[start of Data provided]
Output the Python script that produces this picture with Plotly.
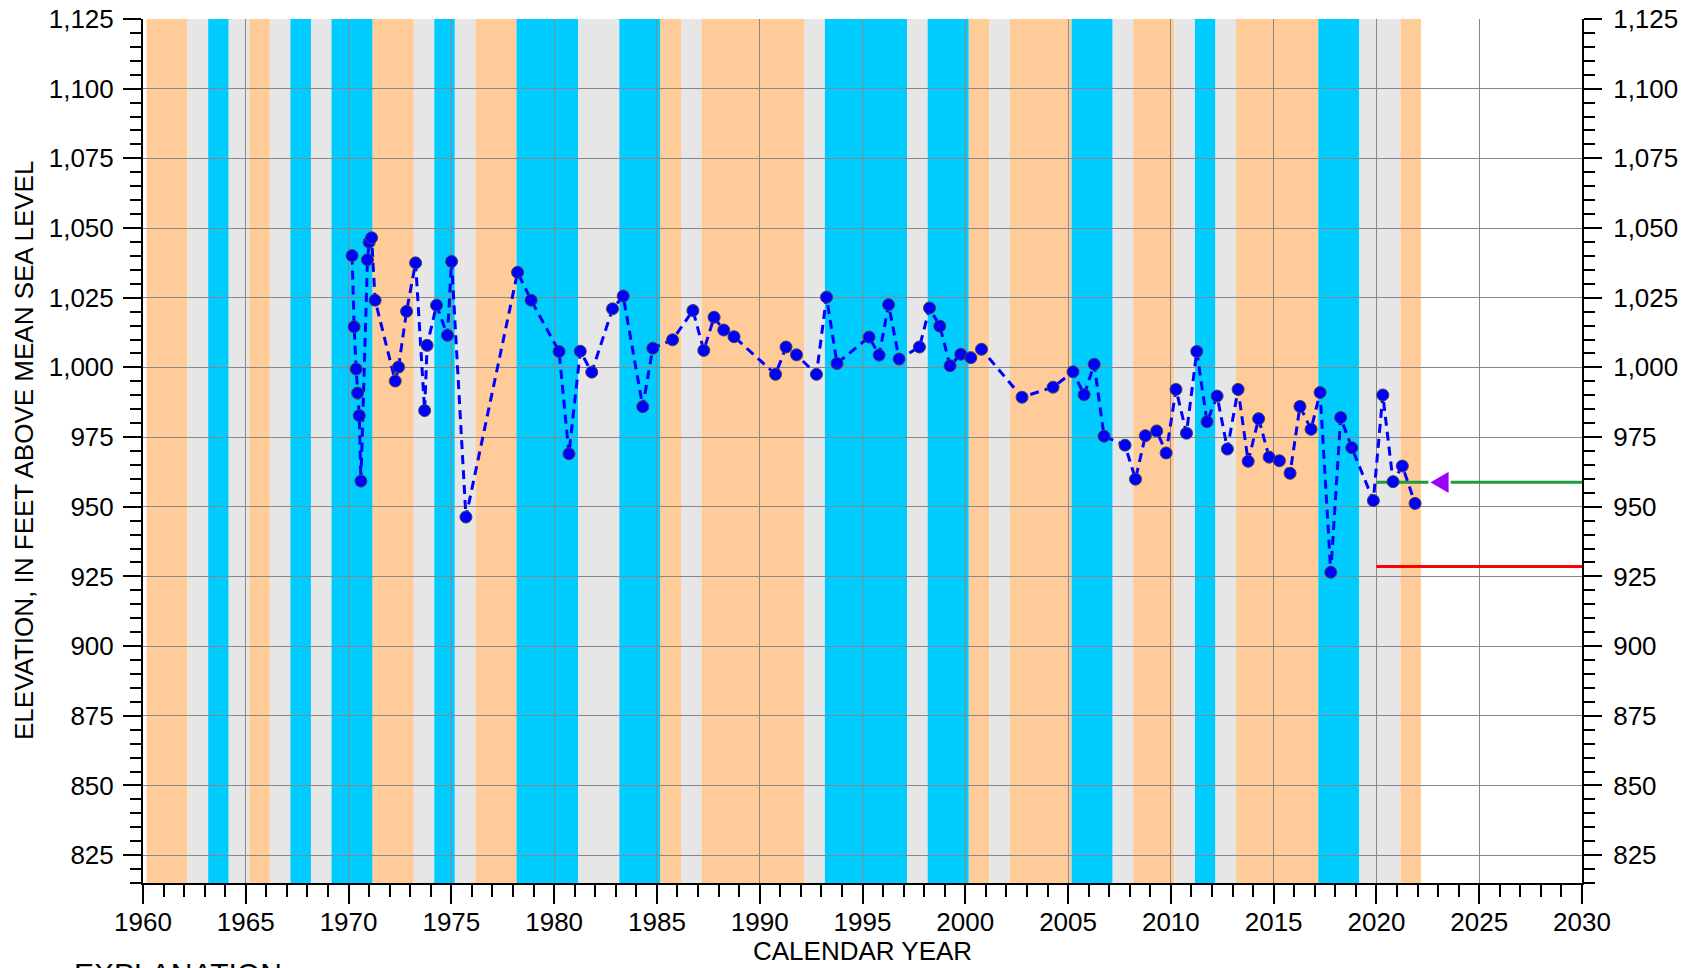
import plotly.graph_objects as go

# Water-level measurements: decimal calendar year and elevation (ft above MSL)
meas_year = [
    1970.17, 1970.27, 1970.37, 1970.44, 1970.52, 1970.60, 1970.92, 1971.00, 1971.12, 1971.29,
    1972.27, 1972.43, 1972.82, 1973.26, 1973.70, 1973.82, 1974.28, 1974.81, 1975.01, 1975.71,
    1978.22, 1978.88, 1980.24, 1980.72, 1981.27, 1981.83, 1982.84, 1983.36, 1984.31, 1984.80,
    1985.76, 1986.75, 1987.28, 1987.78, 1988.25, 1988.75, 1990.77, 1991.28, 1991.79, 1992.76,
    1993.25, 1993.76, 1995.32, 1995.81, 1996.27, 1996.78, 1997.77, 1998.26, 1998.76, 1999.26,
    1999.78, 2000.27, 2000.79, 2002.76, 2004.27, 2005.24, 2005.78, 2006.27, 2006.75, 2007.77,
    2008.28, 2008.76, 2009.31, 2009.77, 2010.25, 2010.76, 2011.26, 2011.76, 2012.25, 2012.75,
    2013.27, 2013.76, 2014.27, 2014.78, 2015.28, 2015.80, 2016.28, 2016.82, 2017.26, 2017.78,
    2018.26, 2018.80, 2019.85, 2020.31, 2020.81, 2021.26, 2021.88,
]
meas_elev = [
    1040.1, 1014.6, 999.4, 990.8, 982.7, 959.2, 1038.6, 1044.9, 1046.5, 1024.1,
    995.1, 1000.1, 1020.1, 1037.5, 984.5, 1007.9, 1022.3, 1011.5, 1038.0, 946.3,
    1034.1, 1024.1, 1005.7, 969.0, 1005.8, 998.3, 1021.0, 1025.6, 985.9, 1006.9,
    1009.9, 1020.4, 1006.1, 1018.0, 1013.4, 1011.0, 997.5, 1007.3, 1004.5, 997.5,
    1025.2, 1001.4, 1010.9, 1004.4, 1022.5, 1003.0, 1007.3, 1021.3, 1014.8, 1000.6,
    1004.7, 1003.5, 1006.5, 989.3, 992.9, 998.4, 990.2, 1001.1, 975.3, 972.1,
    959.9, 975.5, 977.2, 969.3, 992.1, 976.4, 1005.7, 980.5, 989.7, 970.7,
    992.1, 966.3, 981.6, 967.8, 966.5, 962.0, 986.0, 977.8, 991.0, 926.5,
    982.0, 971.2, 952.2, 990.1, 959.0, 964.6, 951.2,
]

# Annual climate class, one entry per calendar year starting in 1960
class_first_year = 1960
year_class = [
    "dry", "dry", "normal", "wet", "normal", "dry", "normal", "wet", "normal", "wet",      # 1960s
    "wet", "dry", "dry", "normal", "wet", "normal", "dry", "dry", "wet", "wet",            # 1970s
    "wet", "normal", "normal", "wet", "wet", "dry", "normal", "dry", "dry", "dry",         # 1980s
    "dry", "dry", "normal", "wet", "wet", "wet", "wet", "normal", "wet", "wet",            # 1990s
    "dry", "normal", "dry", "dry", "dry", "wet", "wet", "normal", "dry", "dry",            # 2000s
    "normal", "wet", "normal", "dry", "dry", "dry", "dry", "wet", "wet", "normal",         # 2010s
    "normal", "dry",                                                                       # 2020s
]

# Reference water levels
green_level = 958.75
red_level = 928.6
levels_start = 2020.0
pointer_year = 2022.53          # tip of the pointer arrow

x_range = [1960, 2030]
y_range = [815, 1125]

class_colors = {"dry": "#FFCC99", "normal": "#E6E6E6", "wet": "#00CCFF"}
class_offset = 0.17

# Pointer arrow size, in axis units (years wide, feet half-height)
pointer_len = 1.03
pointer_half = 4.4

FONT = "Arial, Liberation Sans, sans-serif"

# Background bands: merge consecutive years with the same class
shapes = []
i = 0
while i < len(year_class):
    j = i
    while j + 1 < len(year_class) and year_class[j + 1] == year_class[i]:
        j += 1
    shapes.append(dict(
        type="rect", xref="x", yref="paper",
        x0=class_first_year + i + class_offset,
        x1=class_first_year + j + 1 + class_offset,
        y0=0, y1=1,
        fillcolor=class_colors[year_class[i]],
        line=dict(width=0),
        layer="below",
    ))
    i = j + 1

fig = go.Figure()

fig.add_trace(go.Scatter(
    x=[levels_start, x_range[1]], y=[green_level, green_level],
    mode="lines", line=dict(color="#1E9B3A", width=3),
    hoverinfo="skip", showlegend=False,
))
fig.add_trace(go.Scatter(
    x=[levels_start, x_range[1]], y=[red_level, red_level],
    mode="lines", line=dict(color="#FF0000", width=3),
    hoverinfo="skip", showlegend=False,
))
fig.add_trace(go.Scatter(
    x=meas_year, y=meas_elev,
    mode="lines+markers",
    line=dict(color="#0000FF", width=3, dash="9px,6px"),
    marker=dict(size=12, color="#0000FF", line=dict(color="#444444", width=1)),
    showlegend=False,
))
# Left-pointing arrow head marking the green level
fig.add_trace(go.Scatter(
    x=[pointer_year, pointer_year + pointer_len, pointer_year + pointer_len, pointer_year],
    y=[green_level, green_level + pointer_half, green_level - pointer_half, green_level],
    yaxis="y2", mode="lines", fill="toself", fillcolor="#9B00FF",
    line=dict(color="white", width=2),
    hoverinfo="skip", showlegend=False,
))

axis_font = dict(family=FONT, size=26, color="black")
tick_common = dict(
    ticks="outside", tickwidth=2, tickcolor="black",
    showline=True, linecolor="black", linewidth=2,
    tickfont=axis_font, zeroline=False, automargin=False,
)

fig.update_layout(
    width=1687, height=968,
    margin=dict(l=143, r=105, t=19, b=85),
    paper_bgcolor="white", plot_bgcolor="white",
    font=dict(family=FONT, color="black"),
    shapes=shapes,
    xaxis=dict(
        range=x_range, tick0=1960, dtick=5, ticklen=19,
        showgrid=True, gridcolor="#888888", gridwidth=1,
        minor=dict(tick0=1960, dtick=1, ticks="outside", ticklen=12,
                   tickwidth=2, tickcolor="black", showgrid=False),
        ticklabelstandoff=-4,
        **tick_common,
    ),
    yaxis=dict(
        range=y_range, tick0=0, dtick=25, ticklen=18, tickformat=",d",
        showgrid=True, gridcolor="#888888", gridwidth=1,
        minor=dict(dtick=5, ticks="outside", ticklen=11,
                   tickwidth=2, tickcolor="black", showgrid=False),
        ticklabelstandoff=4,
        **tick_common,
    ),
    yaxis2=dict(
        range=y_range, tick0=0, dtick=25, ticklen=18, tickformat=",d",
        overlaying="y", side="right", anchor="x", showgrid=False,
        minor=dict(dtick=5, ticks="outside", ticklen=11,
                   tickwidth=2, tickcolor="black", showgrid=False),
        ticklabelstandoff=6,
        **tick_common,
    ),
    annotations=[
        dict(text="ELEVATION, IN FEET ABOVE MEAN SEA LEVEL", textangle=-90,
             xref="paper", yref="paper", x=0, y=0.5, xshift=-119,
             xanchor="center", yanchor="middle", showarrow=False,
             font=dict(family=FONT, size=26, color="black")),
        dict(text="CALENDAR YEAR",
             xref="paper", yref="paper", x=0.5, y=0, yshift=-68,
             xanchor="center", yanchor="middle", showarrow=False,
             font=dict(family=FONT, size=26, color="black")),
        dict(text="EXPLANATION",
             xref="paper", yref="paper", x=0, y=0, xshift=-71, yshift=-72,
             xanchor="left", yanchor="top", showarrow=False,
             font=dict(family=FONT, size=30, color="black")),
    ],
)

fig.write_html("out.html")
[end of Data provided]
Exercise>
Go from the first line of the data above to the line containing "import plotly.graph_objects as go" and retype exactly those lines, both included, but none of the pictures.

Result>
Output the Python script that produces this picture with Plotly.
import plotly.graph_objects as go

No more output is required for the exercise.